STZRZF reduces the M-by-N ( M<=N ) real upper trapezoidal matrix A


 to upper triangular form by means of orthogonal transformations.


 The upper trapezoidal matrix A is factored as


    A = ( R  0 ) * Z,


 where Z is an N-by-N orthogonal matrix and R is an M-by-M upper


 triangular matrix.

M

          M is INTEGER


          The number of rows of the matrix A.  M >= 0.

N

          N is INTEGER


          The number of columns of the matrix A.  N >= M.

A

          A is REAL array, dimension (LDA,N)


          On entry, the leading M-by-N upper trapezoidal part of the


          array A must contain the matrix to be factorized.

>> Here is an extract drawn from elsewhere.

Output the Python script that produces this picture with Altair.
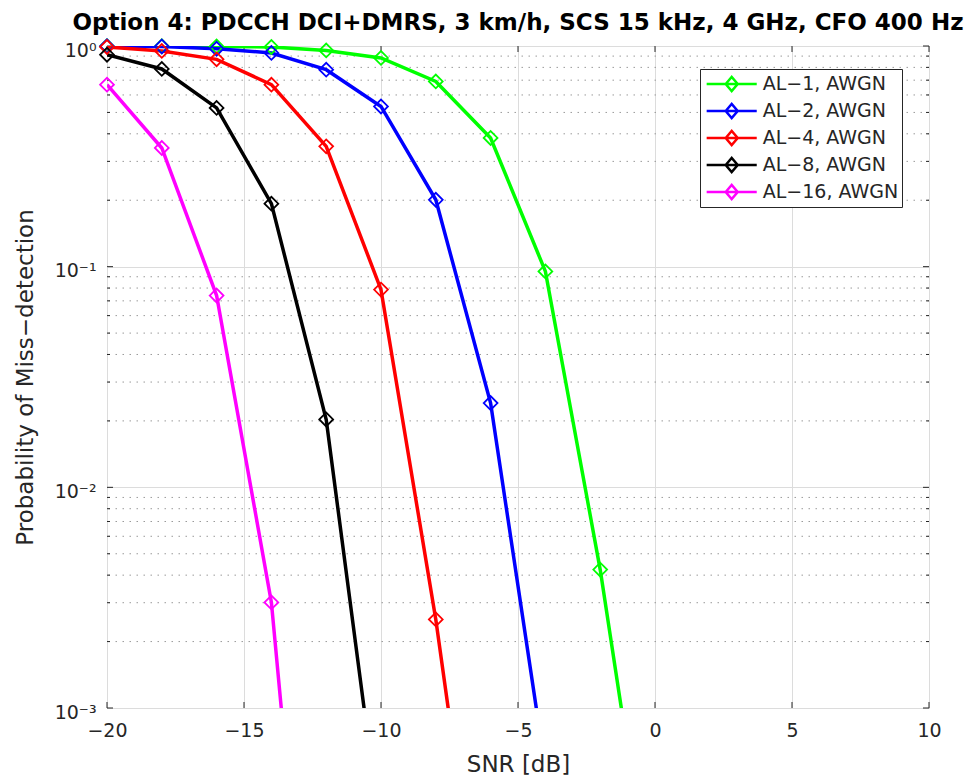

          On exit, the leading M-by-M upper triangular part of A


          contains the upper triangular matrix R, and elements M+1 to


          N of the first M rows of A, with the array TAU, represent the


          orthogonal matrix Z as a product of M elementary reflectors.

LDA

          LDA is INTEGER


          The leading dimension of the array A.  LDA >= max(1,M).

TAU

          TAU is REAL array, dimension (M)


          The scalar factors of the elementary reflectors.

WORK

          WORK is REAL array, dimension (MAX(1,LWORK))


          On exit, if INFO = 0, WORK(1) returns the optimal LWORK.

LWORK

          LWORK is INTEGER


          The dimension of the array WORK.  LWORK >= max(1,M).


          For optimum performance LWORK >= M*NB, where NB is


          the optimal blocksize.


          If LWORK = -1, then a workspace query is assumed; the routine


          only calculates the optimal size of the WORK array, returns


          this value as the first entry of the WORK array, and no error


          message related to LWORK is issued by XERBLA.

INFO

          INFO is INTEGER


          = 0:  successful exit


          < 0:  if INFO = -i, the i-th argument had an illegal value

Univ. of Tennessee

Univ. of California Berkeley

Univ. of Colorado Denver

NAG Ltd.

April 2012

A. Petitet, Computer Science Dept., Univ. of Tenn., Knoxville, USA

  The N-by-N matrix Z can be computed by


     Z =  Z(1)*Z(2)* ... *Z(M)


  where each N-by-N Z(k) is given by


     Z(k) = I - tau(k)*v(k)*v(k)**T


  with v(k) is the kth row vector of the M-by-N matrix


     V = ( I   A(:,M+1:N) )


  I is the M-by-M identity matrix, A(:,M+1:N)


  is the output stored in A on exit from DTZRZF,


  and tau(k) is the kth element of the array TAU.